Problem to work on - Starting at the first line of the entries below, restate each line exactly until you reach the line with "import numpy as np", and print that one too. Leave the pictures out and stop there.

Data shown -
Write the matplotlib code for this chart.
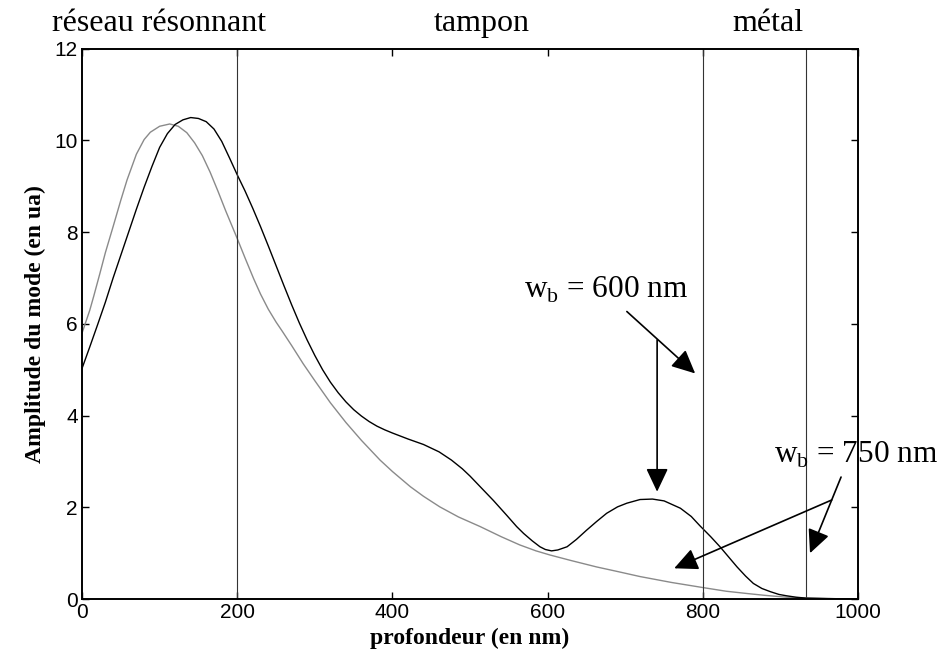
import matplotlib
matplotlib.use("Agg")
import matplotlib.pyplot as plt
import numpy as np

# mode profile for w_b = 600 nm (black)
depth_600 = [0, 10, 20, 30, 40, 50, 60, 70, 80, 90, 100, 110, 120, 130, 140, 150, 160, 170,
             180, 190, 200, 210, 220, 230, 240, 250, 260, 270, 280, 290, 300, 310, 320, 330,
             340, 350, 360, 370, 380, 390, 400, 420, 440, 460, 476, 490, 500, 513, 530, 547,
             560, 569, 580, 590, 597, 605, 613, 625, 637, 650, 663, 676, 690, 702, 719, 735,
             750, 771, 785, 796, 810, 822, 833, 844, 855, 865, 876, 887, 898, 908, 920, 933,
             960, 1000]
amp_600 = [5.03, 5.5, 5.98, 6.47, 7.0, 7.5, 8.0, 8.5, 8.98, 9.43, 9.85, 10.15, 10.35, 10.45,
           10.50, 10.48, 10.41, 10.25, 9.98, 9.62, 9.25, 8.9, 8.52, 8.12, 7.7, 7.27, 6.84,
           6.42, 6.02, 5.65, 5.31, 5.0, 4.73, 4.5, 4.3, 4.13, 3.99, 3.87, 3.77, 3.69, 3.62,
           3.49, 3.37, 3.21, 3.03, 2.84, 2.68, 2.45, 2.15, 1.83, 1.58, 1.43, 1.27, 1.14, 1.08,
           1.05, 1.07, 1.14, 1.3, 1.5, 1.69, 1.87, 2.01, 2.09, 2.17, 2.18, 2.14, 1.98, 1.8,
           1.6, 1.36, 1.14, 0.92, 0.70, 0.5, 0.34, 0.23, 0.16, 0.1, 0.07, 0.04, 0.02, 0.01,
           0.0]

# mode profile for w_b = 750 nm (grey)
depth_750 = [0, 10, 15, 23, 30, 40, 50, 58, 70, 80, 88, 100, 113, 124, 135, 145, 155, 165,
             175, 185, 200, 210, 221, 230, 240, 250, 258, 270, 285, 300, 320, 340, 360, 384,
             400, 423, 440, 461, 485, 513, 540, 564, 585, 603, 630, 663, 690, 719, 760, 800,
             830, 857, 880, 908, 933, 960, 1000]
amp_750 = [5.8, 6.3, 6.6, 7.1, 7.55, 8.12, 8.7, 9.14, 9.7, 10.02, 10.18, 10.31, 10.36,
           10.31, 10.17, 9.95, 9.67, 9.31, 8.9, 8.47, 7.86, 7.44, 6.99, 6.65, 6.32, 6.04,
           5.84, 5.53, 5.13, 4.76, 4.28, 3.85, 3.46, 3.03, 2.78, 2.45, 2.24, 2.01, 1.79, 1.58,
           1.36, 1.18, 1.05, 0.96, 0.84, 0.70, 0.6, 0.49, 0.36, 0.25, 0.17, 0.12, 0.08, 0.04,
           0.02, 0.01, 0.0]

# layer boundaries and region names
boundaries = [200, 800, 933]
regions = ["réseau résonnant", "tampon", "métal"]
region_x = [99, 515, 884]

fig = plt.figure(figsize=(9.43, 6.59), dpi=100)
ax = fig.add_axes([0.087, 0.091, 0.823, 0.835])

ax.plot(depth_750, amp_750, color="#8a8a8a", lw=1.0)
ax.plot(depth_600, amp_600, color="black", lw=1.0)
for b in boundaries:
    ax.axvline(b, color="0.2", lw=0.8)

ax.set_xlim(0, 1000)
ax.set_ylim(0, 12)
ax.set_xticks([0, 200, 400, 600, 800, 1000])
ax.set_yticks([0, 2, 4, 6, 8, 10, 12])
ax.tick_params(direction="in", length=5, width=1, top=True, right=True,
               labelsize=15, pad=3)
for lab in ax.get_xticklabels() + ax.get_yticklabels():
    lab.set_family("Liberation Sans")
for s in ax.spines.values():
    s.set_linewidth(1.4)

ax.set_xlabel("profondeur (en nm)", family="Liberation Serif", fontweight="bold",
              fontsize=17, labelpad=4)
ax.set_ylabel("Amplitude du mode (en ua)", family="Liberation Serif", fontweight="bold",
              fontsize=17, labelpad=6)

for name, xr in zip(regions, region_x):
    ax.text(xr, 12.38, name, ha="center", va="baseline", fontsize=23,
            family="Liberation Serif", clip_on=False)

style = "-|>,head_length=1.44,head_width=0.68"
aprops = dict(arrowstyle=style, color="black", lw=1.2, shrinkA=0, shrinkB=0)

ax.text(781, 6.57, r"w$_\mathregular{b}$ = 600 nm", ha="right", va="baseline",
        fontsize=22.5, family="Liberation Serif")
ax.annotate("", xy=(790, 4.92), xytext=(702, 6.27), arrowprops=aprops)
ax.annotate("", xy=(741, 2.34), xytext=(741, 5.65), arrowprops=aprops)

ax.text(1103, 2.97, r"w$_\mathregular{b}$ = 750 nm", ha="right", va="baseline",
        fontsize=22.5, family="Liberation Serif", clip_on=False)
ax.annotate("", xy=(763, 0.67), xytext=(966, 2.16), arrowprops=aprops)
ax.annotate("", xy=(938, 1.0), xytext=(978, 2.66), arrowprops=aprops,
            annotation_clip=False)

fig.savefig("out.png", dpi=100)
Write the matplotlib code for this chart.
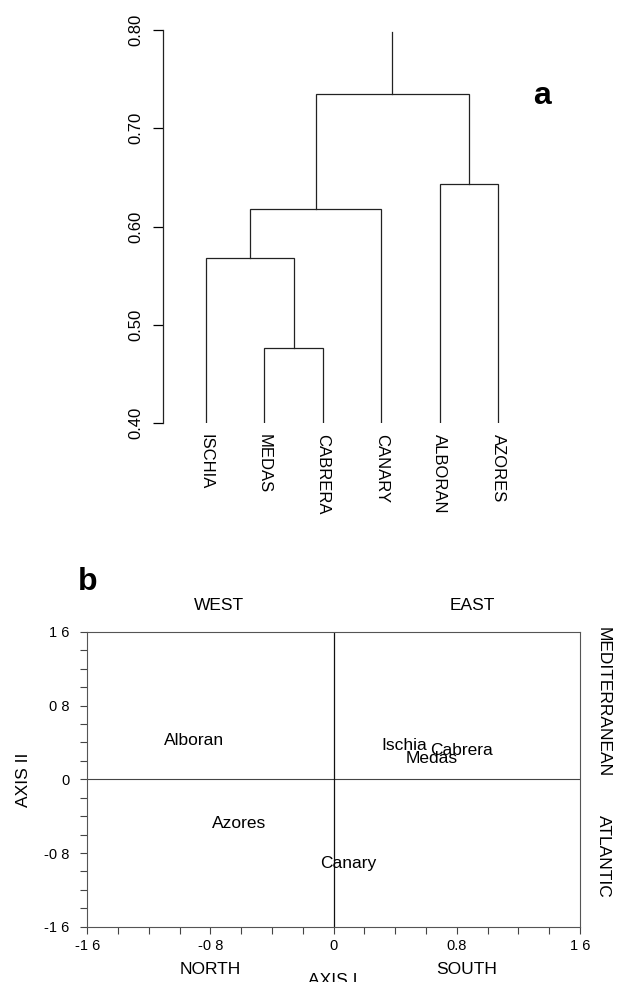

Exercise answer -
Write the matplotlib code for this chart.
import matplotlib
matplotlib.use("Agg")
import matplotlib.pyplot as plt
import numpy as np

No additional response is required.